After all, he ran just one shop - Barnes Bakery on Tomoana Rd in the Hastings suburb of Mahora.
But what a business that was from the mid-1960s to the mid-1980s.
It's true that location played a part in its success. Situated in a thriving shopping centre, it basked in the halcyon days of industry and within a kilometre radius were the Tomoana freezing works, Wattie's, Birdseye and The Apple and Pear Board.
That said, Barnes Bakery was built on reputation.
My mother worked for another Mahora identity, Cyril Greer, in the drapery shop on the corner of Tomoana Rd and Frederick St in the 1970s. And I remember her bringing home, on occasion, an afternoon sweet.
The chocolate eclair - real chocolate icing, soft shell - was my favourite, and to this day I don't eat them any other way.
When I worked at Tomoana in the mid-1980s I remember walking down to the bakery to get lunch. Barnes quality was always worth the effort.

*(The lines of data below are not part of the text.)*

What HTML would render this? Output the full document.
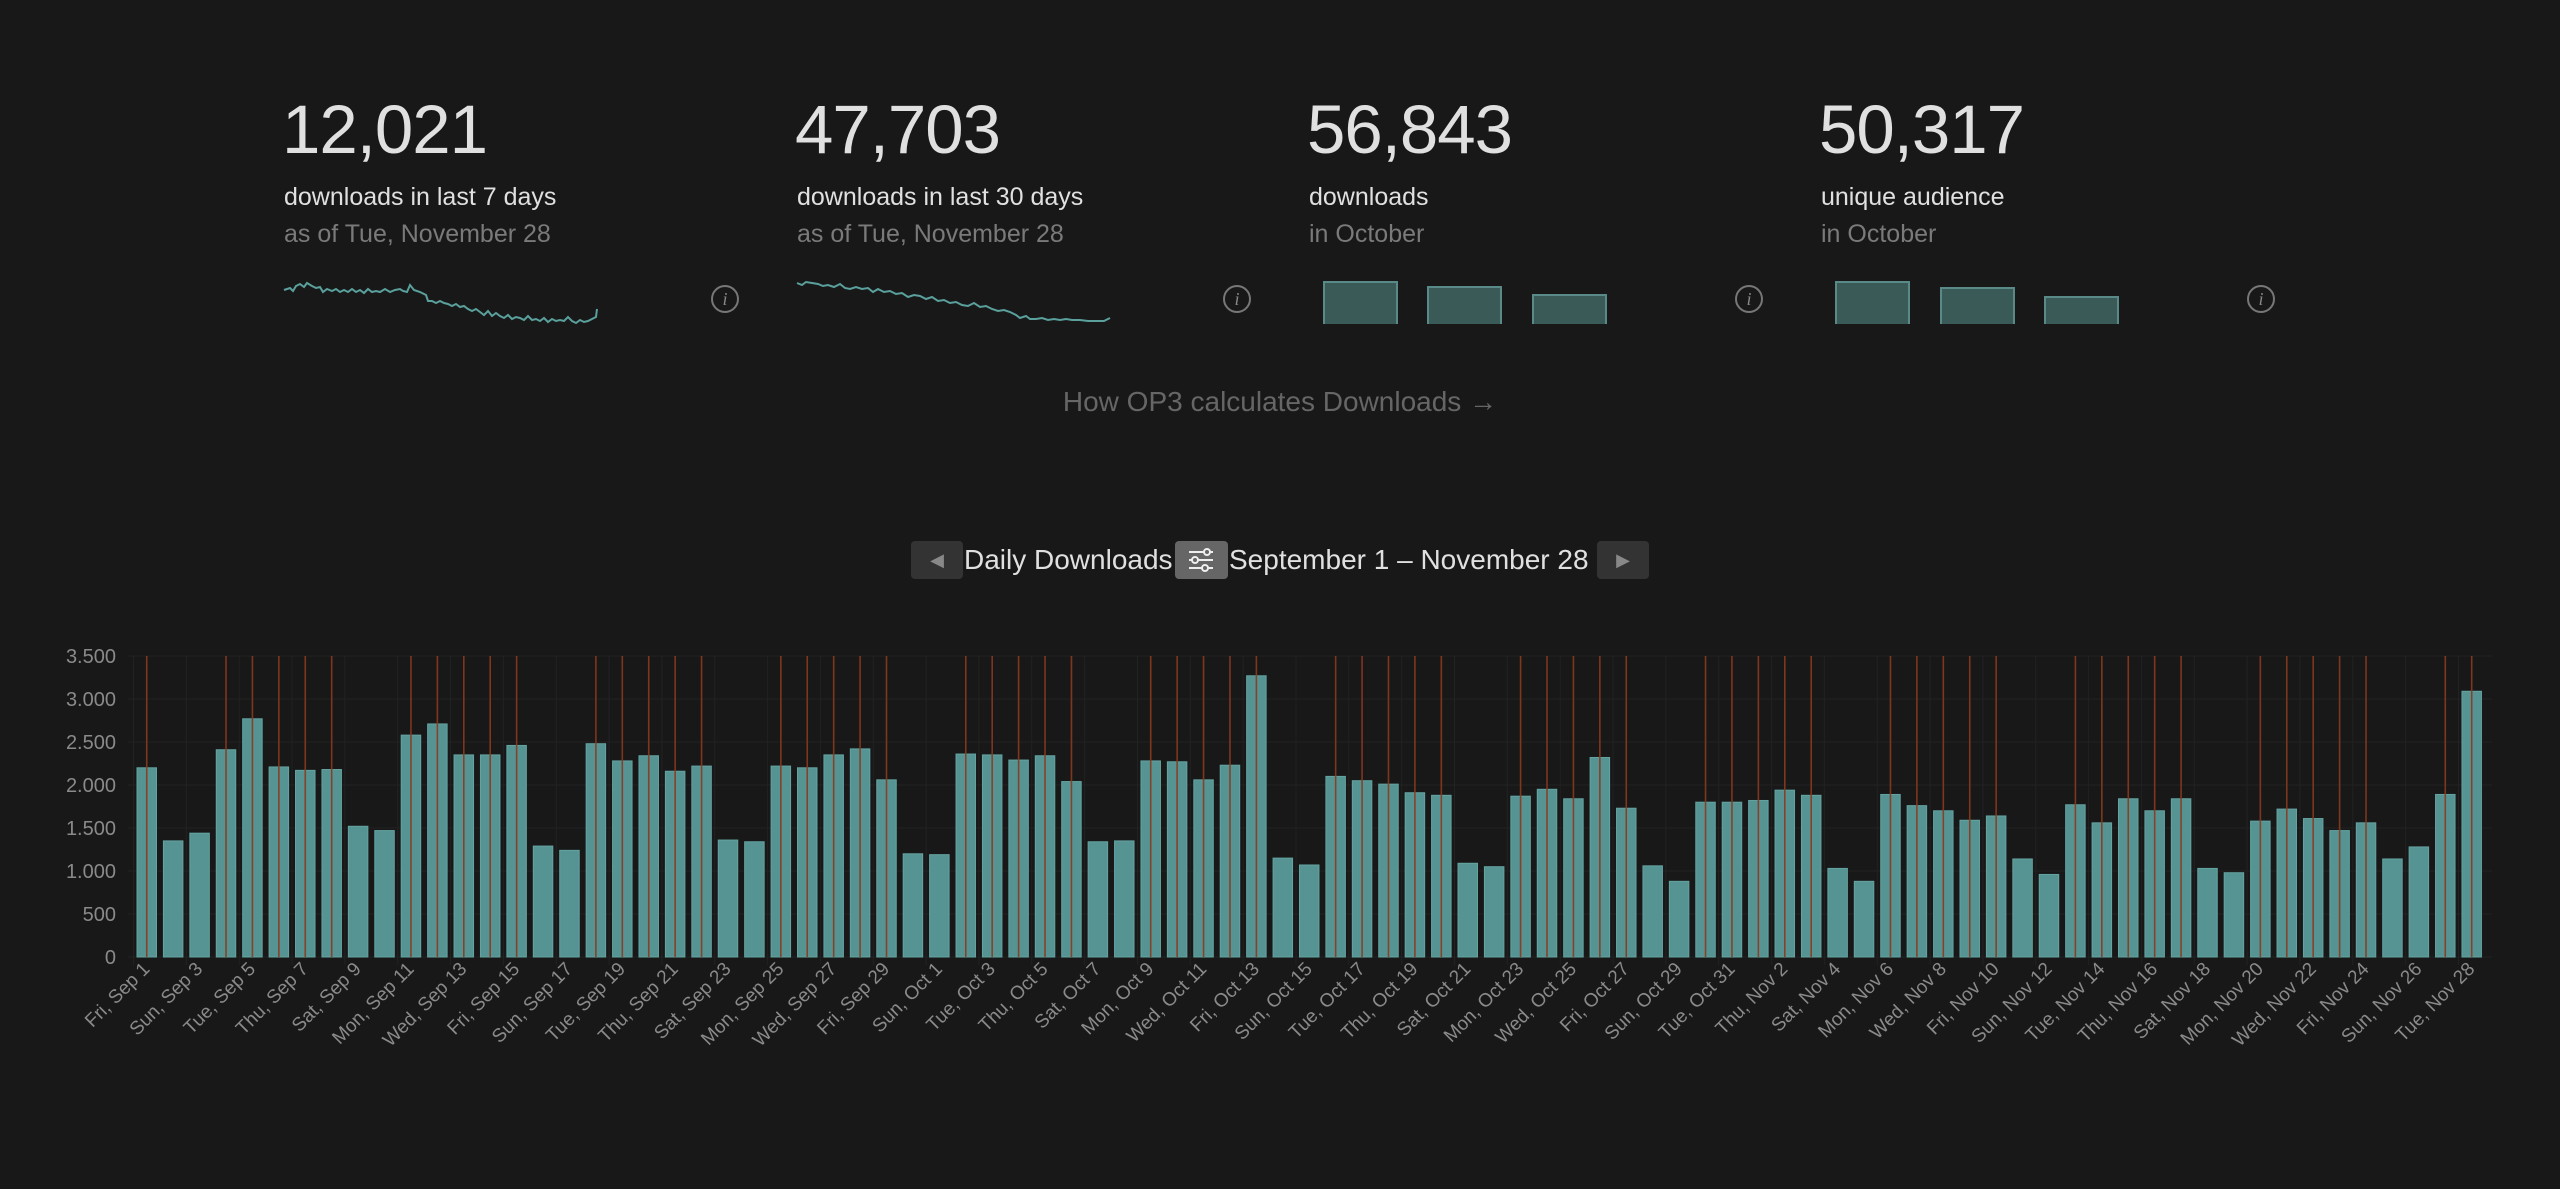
<!DOCTYPE html>
<html><head><meta charset="utf-8"><style>
body{margin:0;background:#181818;width:2560px;height:1189px;overflow:hidden;font-family:"Liberation Sans",sans-serif;position:relative}
.n{position:absolute;font-size:69px;color:#e0e0e0;top:90px;letter-spacing:-1px}
.s{position:absolute;font-size:25px;color:#e0e0e0;top:183px}
.g{position:absolute;font-size:25px;color:#7a7a7a;top:220px}
.i{position:absolute;width:24px;height:24px;border:2px solid #777;border-radius:50%;color:#888;font:italic 18px "Liberation Serif",serif;text-align:center;line-height:24px;top:285px}
.b{position:absolute;background:#3a5a58;border:2px solid #5a8a88;border-bottom:none;box-sizing:border-box}
</style></head><body>
<div class="n" style="left:282px">12,021</div><div class="s" style="left:284px">downloads in last 7 days</div><div class="g" style="left:284px">as of Tue, November 28</div>
<div class="n" style="left:795px">47,703</div><div class="s" style="left:797px">downloads in last 30 days</div><div class="g" style="left:797px">as of Tue, November 28</div>
<div class="n" style="left:1307px">56,843</div><div class="s" style="left:1309px">downloads</div><div class="g" style="left:1309px">in October</div>
<div class="n" style="left:1819px">50,317</div><div class="s" style="left:1821px">unique audience</div><div class="g" style="left:1821px">in October</div>
<div class="i" style="left:711px">i</div><div class="i" style="left:1223px">i</div><div class="i" style="left:1735px">i</div><div class="i" style="left:2247px">i</div>
<svg style="position:absolute;left:0;top:0" width="2560" height="400">
<polyline fill="none" stroke="#5aa09c" stroke-width="2" points="284,290 290,288 293,291 296,286 300,284 304,287 307,283 312,286 316,288 320,287 323,292 327,289 332,291 336,289 340,292 344,290 348,292 352,289 356,292 360,290 364,293 368,289 372,292 376,291 380,292 385,289 390,292 395,290 400,289 403,291 407,292 410,285 414,290 420,292 426,295 428,301 432,301 436,303 440,301 444,303 448,304 452,306 456,304 460,307 464,306 468,309 472,311 476,309 480,312 484,315 488,311 492,316 496,313 500,316 504,318 508,315 512,319 516,317 520,318 524,320 528,316 532,320 536,319 540,321 544,318 548,322 552,319 556,321 560,320 564,321 568,317 572,321 576,323 580,320 584,322 588,321 592,319 596,317 597,309"/>
<polyline fill="none" stroke="#5aa09c" stroke-width="2" points="797,283 802,285 806,282 812,283 818,284 823,286 828,285 834,287 840,284 845,288 850,289 856,287 862,289 868,288 873,292 878,289 884,292 890,291 896,294 902,293 908,297 914,295 920,296 926,299 932,297 938,301 944,300 950,303 956,302 962,305 968,306 974,303 980,307 986,306 992,309 998,311 1004,310 1010,312 1016,315 1020,318 1026,316 1030,319 1036,319 1042,318 1048,320 1054,319 1060,320 1066,319 1072,320 1080,320 1088,321 1096,321 1104,321 1110,318"/>
</svg>
<div class="b" style="left:1323px;top:281px;width:75px;height:43px"></div>
<div class="b" style="left:1427px;top:286px;width:75px;height:38px"></div>
<div class="b" style="left:1532px;top:294px;width:75px;height:30px"></div>
<div class="b" style="left:1835px;top:281px;width:75px;height:43px"></div>
<div class="b" style="left:1940px;top:287px;width:75px;height:37px"></div>
<div class="b" style="left:2044px;top:296px;width:75px;height:28px"></div>
<div style="position:absolute;left:0;width:2560px;text-align:center;top:386px;font-size:28px;color:#666">How OP3 calculates Downloads →</div>
<div style="position:absolute;left:911px;top:541px;width:52px;height:38px;background:#333;border-radius:4px;color:#888;text-align:center;line-height:38px;font-size:18px">◀</div>
<div style="position:absolute;left:964px;top:541px;line-height:38px;font-size:28px;color:#e0e0e0">Daily Downloads</div>
<div style="position:absolute;left:1175px;top:541px;width:53px;height:38px;background:#666;border-radius:4px"><svg width="53" height="38"><g stroke="#eee" stroke-width="2" fill="#666"><line x1="14" y1="11" x2="38" y2="11"/><line x1="14" y1="19" x2="38" y2="19"/><line x1="14" y1="27" x2="38" y2="27"/><circle cx="32" cy="11" r="3"/><circle cx="20" cy="19" r="3"/><circle cx="30" cy="27" r="3"/></g></svg></div>
<div style="position:absolute;left:1229px;top:541px;line-height:38px;font-size:28px;color:#e0e0e0">September 1 – November 28</div>
<div style="position:absolute;left:1597px;top:541px;width:52px;height:38px;background:#333;border-radius:4px;color:#888;text-align:center;line-height:38px;font-size:18px">▶</div>
<svg id="c" style="position:absolute;left:0;top:600px" width="2560" height="589" font-family="Liberation Sans, sans-serif">
<g fill="#8a8a8a" font-size="20" text-anchor="end">
<text x="116" y="63">3.500</text><text x="116" y="106">3.000</text><text x="116" y="149">2.500</text><text x="116" y="192">2.000</text><text x="116" y="235">1.500</text><text x="116" y="278">1.000</text><text x="116" y="321">500</text><text x="116" y="364">0</text>
</g>
<g id="grid"></g><g id="bars"></g>
<g id="lab" fill="#8a8a8a" font-size="19" text-anchor="end">
<text>Fri, Sep 1</text><text>Sun, Sep 3</text><text>Tue, Sep 5</text><text>Thu, Sep 7</text><text>Sat, Sep 9</text><text>Mon, Sep 11</text><text>Wed, Sep 13</text><text>Fri, Sep 15</text><text>Sun, Sep 17</text><text>Tue, Sep 19</text><text>Thu, Sep 21</text><text>Sat, Sep 23</text><text>Mon, Sep 25</text><text>Wed, Sep 27</text><text>Fri, Sep 29</text><text>Sun, Oct 1</text><text>Tue, Oct 3</text><text>Thu, Oct 5</text><text>Sat, Oct 7</text><text>Mon, Oct 9</text><text>Wed, Oct 11</text><text>Fri, Oct 13</text><text>Sun, Oct 15</text><text>Tue, Oct 17</text><text>Thu, Oct 19</text><text>Sat, Oct 21</text><text>Mon, Oct 23</text><text>Wed, Oct 25</text><text>Fri, Oct 27</text><text>Sun, Oct 29</text><text>Tue, Oct 31</text><text>Thu, Nov 2</text><text>Sat, Nov 4</text><text>Mon, Nov 6</text><text>Wed, Nov 8</text><text>Fri, Nov 10</text><text>Sun, Nov 12</text><text>Tue, Nov 14</text><text>Thu, Nov 16</text><text>Sat, Nov 18</text><text>Mon, Nov 20</text><text>Wed, Nov 22</text><text>Fri, Nov 24</text><text>Sun, Nov 26</text><text>Tue, Nov 28</text>
</g>
</svg>
<script>
var v=[2200,1350,1440,2410,2770,2210,2170,2180,1520,1470,2580,2710,2350,2350,2460,1290,1240,2480,2280,2340,2160,2220,1360,1340,2220,2200,2350,2420,2060,1200,1190,2360,2350,2290,2340,2040,1340,1350,2280,2270,2060,2230,3270,1150,1070,2100,2050,2010,1910,1880,1090,1050,1870,1950,1840,2320,1730,1060,880,1800,1800,1820,1940,1880,1030,880,1890,1760,1700,1590,1640,1140,960,1770,1560,1840,1700,1840,1030,980,1580,1720,1610,1470,1560,1140,1280,1890,3090];
var T=56,B=357,sc=(B-T)/3500,x0=137,p=26.42,w=19.5,h="";
var g="";for(var k=0;k<8;k++){var y=B-k*500*sc;g+='<line x1="128" x2="2492" y1="'+y+'" y2="'+y+'" stroke="#222" stroke-width="1"/>';}
for(var i=0;i<89;i+=2){var gx=x0+i*p-3.5;g+='<line x1="'+gx+'" x2="'+gx+'" y1="'+T+'" y2="'+(B+8)+'" stroke="#222"/>';}
document.getElementById("grid").innerHTML=g;
for(var i=0;i<89;i++){var x=x0+i*p,yt=B-v[i]*sc,d=(5+i)%7;
h+='<rect x="'+x+'" y="'+yt+'" width="'+w+'" height="'+(B-yt)+'" fill="#569494" stroke="#63a3a0" stroke-width="1"/>';
if(d!=0&&d!=6)h+='<line x1="'+(x+w/2)+'" x2="'+(x+w/2)+'" y1="'+T+'" y2="'+B+'" stroke="#8a3a1e" stroke-width="1.6" opacity="0.9"/>';}
document.getElementById("bars").innerHTML=h;
var t=document.getElementById("lab").children;
for(var j=0;j<t.length;j++){var cx=x0+2*j*p+w/2+4,cy=370;t[j].setAttribute("x",cx);t[j].setAttribute("y",cy);t[j].setAttribute("transform","rotate(-45 "+cx+" "+cy+")");}
</script>
</body></html>
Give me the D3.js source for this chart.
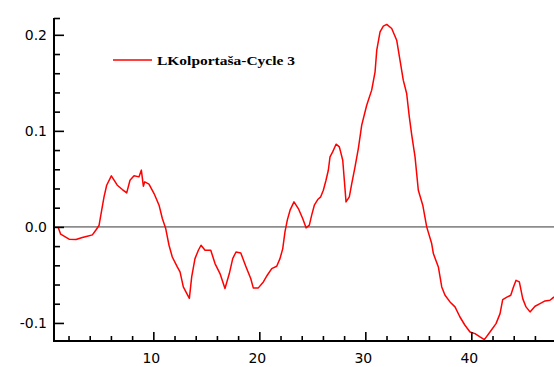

I never saw Peter Barnes, wouldn't know him from a bar of soap. But he was one of those businessmen people talked about.
I once heard a rumour that the day's leftovers made their way down to the Little Sisters of the Poor in Wolseley St to cheer the old folk - and, I bet, the staff.
When a new subdivision went in off Caroline Rd, Peter's family moved there. The socialist sensibilities of us lifetime Caroline Roaders were not stirred - he was a working man and he deserved his success, we reckoned.
I saw his death notice yesterday and immediately made the connection. Reading between the lines, it looked like family life had gone well.
He was surely an astute businessman. And a maker of some of the yummiest, scrummiest bakery food I've ever eaten. That's Hall of Fame in my book.